PROBLEM STATEMENT |
Copy each line exactly. Drop every picture.
-- Begin --
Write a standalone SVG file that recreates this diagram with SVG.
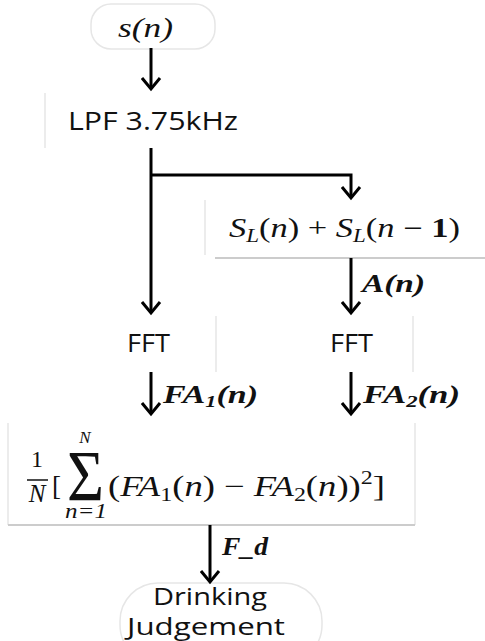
<svg xmlns="http://www.w3.org/2000/svg" width="485" height="641" viewBox="0 0 485 641">
<defs>
<style>
.sans{font-family:"Open Sans","Noto Sans","Liberation Sans",sans-serif;font-size:25px;fill:#111}
.math{font-family:"Liberation Serif","DejaVu Serif",serif;font-size:27px;fill:#111}
.it{font-style:italic}
.lab{font-family:"Liberation Serif","DejaVu Serif",serif;font-size:26px;font-style:italic;font-weight:bold;fill:#111}
.conn{stroke:#000;stroke-width:3;fill:none}
.faint{stroke:#e6e6e6;stroke-width:1.5;fill:none}
</style>
<marker id="ah" markerUnits="userSpaceOnUse" markerWidth="24" markerHeight="24" viewBox="-12 -14 24 24" refX="0" refY="0" orient="auto">
<path d="M-11,-9 L0,0 L-11,9" stroke="#000" stroke-width="3" fill="none"/>
</marker>
</defs>
<rect width="485" height="641" fill="#fff"/>

<g id="node-s">
<rect x="91" y="4" width="124" height="45" rx="20" class="faint"/>
<text x="118" y="37" class="math it" textLength="55" lengthAdjust="spacingAndGlyphs">s(n)</text>
</g>

<g id="node-lpf">
<line x1="45" y1="93" x2="45" y2="148" class="faint"/>
<text x="68" y="130" class="sans" textLength="170" lengthAdjust="spacingAndGlyphs">LPF 3.75kHz</text>
</g>

<g id="node-sum">
<line x1="205" y1="200" x2="205" y2="255" class="faint"/>
<line x1="215" y1="258" x2="485" y2="258" stroke="#ccc" stroke-width="2"/>
<text x="229" y="237" class="math" textLength="231" lengthAdjust="spacingAndGlyphs"><tspan class="it">S</tspan><tspan class="it" style="font-size:18px" dy="5">L</tspan><tspan dy="-5">(</tspan><tspan class="it">n</tspan><tspan>) + </tspan><tspan class="it">S</tspan><tspan class="it" style="font-size:18px" dy="5">L</tspan><tspan dy="-5">(</tspan><tspan class="it">n</tspan><tspan> − </tspan><tspan font-weight="bold">1</tspan><tspan>)</tspan></text>
</g>

<g id="node-fft1">
<line x1="216" y1="316" x2="216" y2="372" class="faint"/>
<text x="127" y="352" class="sans" textLength="43" lengthAdjust="spacingAndGlyphs">FFT</text>
</g>

<g id="node-fft2">
<line x1="413" y1="316" x2="413" y2="372" class="faint"/>
<text x="330" y="352" class="sans" textLength="43" lengthAdjust="spacingAndGlyphs">FFT</text>
</g>

<g id="node-formula">
<line x1="8" y1="423" x2="8" y2="525" class="faint"/>
<line x1="415" y1="423" x2="415" y2="525" class="faint"/>
<line x1="8" y1="525" x2="415" y2="525" stroke="#ccc" stroke-width="2"/>
<text x="37" y="467" class="math" style="font-size:24px" text-anchor="middle">1</text>
<line x1="27" y1="480" x2="48" y2="480" stroke="#111" stroke-width="1.5"/>
<text x="37" y="502" class="math it" style="font-size:25px" text-anchor="middle">N</text>
<text x="52" y="495" class="math">[</text>
<text x="67" y="500" class="math" style="font-size:72px" textLength="37" lengthAdjust="spacingAndGlyphs">Σ</text>
<text x="85" y="443" class="math it" style="font-size:17px" text-anchor="middle">N</text>
<text x="65" y="518" class="math it" style="font-size:20px" textLength="42" lengthAdjust="spacingAndGlyphs">n=1</text>
<text x="108" y="496" class="math" style="font-size:29px" textLength="277" lengthAdjust="spacingAndGlyphs">(<tspan class="it">FA</tspan><tspan style="font-size:19px" dy="5">1</tspan><tspan dy="-5">(</tspan><tspan class="it">n</tspan>) − <tspan class="it">FA</tspan><tspan style="font-size:19px" dy="5">2</tspan><tspan dy="-5">(</tspan><tspan class="it">n</tspan>))<tspan style="font-size:19px" dy="-12">2</tspan><tspan dy="12">]</tspan></text>
</g>

<g id="node-judge">
<rect x="120" y="583" width="202" height="80" rx="38" class="faint"/>
<text x="153" y="605" class="sans" style="font-size:24px" textLength="114" lengthAdjust="spacingAndGlyphs">Drinking</text>
<text x="127" y="635" class="sans" style="font-size:24px" textLength="158" lengthAdjust="spacingAndGlyphs">Judgement</text>
</g>

<g id="connectors">
<line x1="151" y1="48" x2="151" y2="89" class="conn" marker-end="url(#ah)"/>
<line x1="151" y1="148" x2="151" y2="313" class="conn" marker-end="url(#ah)"/>
<polyline points="151,175 351,175 351,198" class="conn" marker-end="url(#ah)"/>
<line x1="351" y1="258" x2="351" y2="313" class="conn" marker-end="url(#ah)"/>
<line x1="151" y1="372" x2="151" y2="414" class="conn" marker-end="url(#ah)"/>
<line x1="351" y1="372" x2="351" y2="414" class="conn" marker-end="url(#ah)"/>
<line x1="210" y1="525" x2="210" y2="582" class="conn" marker-end="url(#ah)"/>
<text x="362" y="292" class="lab" textLength="63" lengthAdjust="spacingAndGlyphs">A(n)</text>
<text x="163" y="403" class="lab" textLength="95" lengthAdjust="spacingAndGlyphs">FA<tspan style="font-size:17px" dy="4">1</tspan><tspan dy="-4">(n)</tspan></text>
<text x="363" y="403" class="lab" textLength="97" lengthAdjust="spacingAndGlyphs">FA<tspan style="font-size:17px" dy="4">2</tspan><tspan dy="-4">(n)</tspan></text>
<text x="222" y="555" class="lab" textLength="46" lengthAdjust="spacingAndGlyphs">F_d</text>
</g>
</svg>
-- End --
SOLUTION BELOW |
Write a standalone SVG file that recreates this diagram with SVG.
<svg xmlns="http://www.w3.org/2000/svg" width="485" height="641" viewBox="0 0 485 641">
<defs>
<style>
.sans{font-family:"Open Sans","Noto Sans","Liberation Sans",sans-serif;font-size:25px;fill:#111}
.math{font-family:"Liberation Serif","DejaVu Serif",serif;font-size:27px;fill:#111}
.it{font-style:italic}
.lab{font-family:"Liberation Serif","DejaVu Serif",serif;font-size:26px;font-style:italic;font-weight:bold;fill:#111}
.conn{stroke:#000;stroke-width:3;fill:none}
.faint{stroke:#e6e6e6;stroke-width:1.5;fill:none}
</style>
<marker id="ah" markerUnits="userSpaceOnUse" markerWidth="24" markerHeight="24" viewBox="-12 -14 24 24" refX="0" refY="0" orient="auto">
<path d="M-11,-9 L0,0 L-11,9" stroke="#000" stroke-width="3" fill="none"/>
</marker>
</defs>
<rect width="485" height="641" fill="#fff"/>

<g id="node-s">
<rect x="91" y="4" width="124" height="45" rx="20" class="faint"/>
<text x="118" y="37" class="math it" textLength="55" lengthAdjust="spacingAndGlyphs">s(n)</text>
</g>

<g id="node-lpf">
<line x1="45" y1="93" x2="45" y2="148" class="faint"/>
<text x="68" y="130" class="sans" textLength="170" lengthAdjust="spacingAndGlyphs">LPF 3.75kHz</text>
</g>

<g id="node-sum">
<line x1="205" y1="200" x2="205" y2="255" class="faint"/>
<line x1="215" y1="258" x2="485" y2="258" stroke="#ccc" stroke-width="2"/>
<text x="229" y="237" class="math" textLength="231" lengthAdjust="spacingAndGlyphs"><tspan class="it">S</tspan><tspan class="it" style="font-size:18px" dy="5">L</tspan><tspan dy="-5">(</tspan><tspan class="it">n</tspan><tspan>) + </tspan><tspan class="it">S</tspan><tspan class="it" style="font-size:18px" dy="5">L</tspan><tspan dy="-5">(</tspan><tspan class="it">n</tspan><tspan> − </tspan><tspan font-weight="bold">1</tspan><tspan>)</tspan></text>
</g>

<g id="node-fft1">
<line x1="216" y1="316" x2="216" y2="372" class="faint"/>
<text x="127" y="352" class="sans" textLength="43" lengthAdjust="spacingAndGlyphs">FFT</text>
</g>

<g id="node-fft2">
<line x1="413" y1="316" x2="413" y2="372" class="faint"/>
<text x="330" y="352" class="sans" textLength="43" lengthAdjust="spacingAndGlyphs">FFT</text>
</g>

<g id="node-formula">
<line x1="8" y1="423" x2="8" y2="525" class="faint"/>
<line x1="415" y1="423" x2="415" y2="525" class="faint"/>
<line x1="8" y1="525" x2="415" y2="525" stroke="#ccc" stroke-width="2"/>
<text x="37" y="467" class="math" style="font-size:24px" text-anchor="middle">1</text>
<line x1="27" y1="480" x2="48" y2="480" stroke="#111" stroke-width="1.5"/>
<text x="37" y="502" class="math it" style="font-size:25px" text-anchor="middle">N</text>
<text x="52" y="495" class="math">[</text>
<text x="67" y="500" class="math" style="font-size:72px" textLength="37" lengthAdjust="spacingAndGlyphs">Σ</text>
<text x="85" y="443" class="math it" style="font-size:17px" text-anchor="middle">N</text>
<text x="65" y="518" class="math it" style="font-size:20px" textLength="42" lengthAdjust="spacingAndGlyphs">n=1</text>
<text x="108" y="496" class="math" style="font-size:29px" textLength="277" lengthAdjust="spacingAndGlyphs">(<tspan class="it">FA</tspan><tspan style="font-size:19px" dy="5">1</tspan><tspan dy="-5">(</tspan><tspan class="it">n</tspan>) − <tspan class="it">FA</tspan><tspan style="font-size:19px" dy="5">2</tspan><tspan dy="-5">(</tspan><tspan class="it">n</tspan>))<tspan style="font-size:19px" dy="-12">2</tspan><tspan dy="12">]</tspan></text>
</g>

<g id="node-judge">
<rect x="120" y="583" width="202" height="80" rx="38" class="faint"/>
<text x="153" y="605" class="sans" style="font-size:24px" textLength="114" lengthAdjust="spacingAndGlyphs">Drinking</text>
<text x="127" y="635" class="sans" style="font-size:24px" textLength="158" lengthAdjust="spacingAndGlyphs">Judgement</text>
</g>

<g id="connectors">
<line x1="151" y1="48" x2="151" y2="89" class="conn" marker-end="url(#ah)"/>
<line x1="151" y1="148" x2="151" y2="313" class="conn" marker-end="url(#ah)"/>
<polyline points="151,175 351,175 351,198" class="conn" marker-end="url(#ah)"/>
<line x1="351" y1="258" x2="351" y2="313" class="conn" marker-end="url(#ah)"/>
<line x1="151" y1="372" x2="151" y2="414" class="conn" marker-end="url(#ah)"/>
<line x1="351" y1="372" x2="351" y2="414" class="conn" marker-end="url(#ah)"/>
<line x1="210" y1="525" x2="210" y2="582" class="conn" marker-end="url(#ah)"/>
<text x="362" y="292" class="lab" textLength="63" lengthAdjust="spacingAndGlyphs">A(n)</text>
<text x="163" y="403" class="lab" textLength="95" lengthAdjust="spacingAndGlyphs">FA<tspan style="font-size:17px" dy="4">1</tspan><tspan dy="-4">(n)</tspan></text>
<text x="363" y="403" class="lab" textLength="97" lengthAdjust="spacingAndGlyphs">FA<tspan style="font-size:17px" dy="4">2</tspan><tspan dy="-4">(n)</tspan></text>
<text x="222" y="555" class="lab" textLength="46" lengthAdjust="spacingAndGlyphs">F_d</text>
</g>
</svg>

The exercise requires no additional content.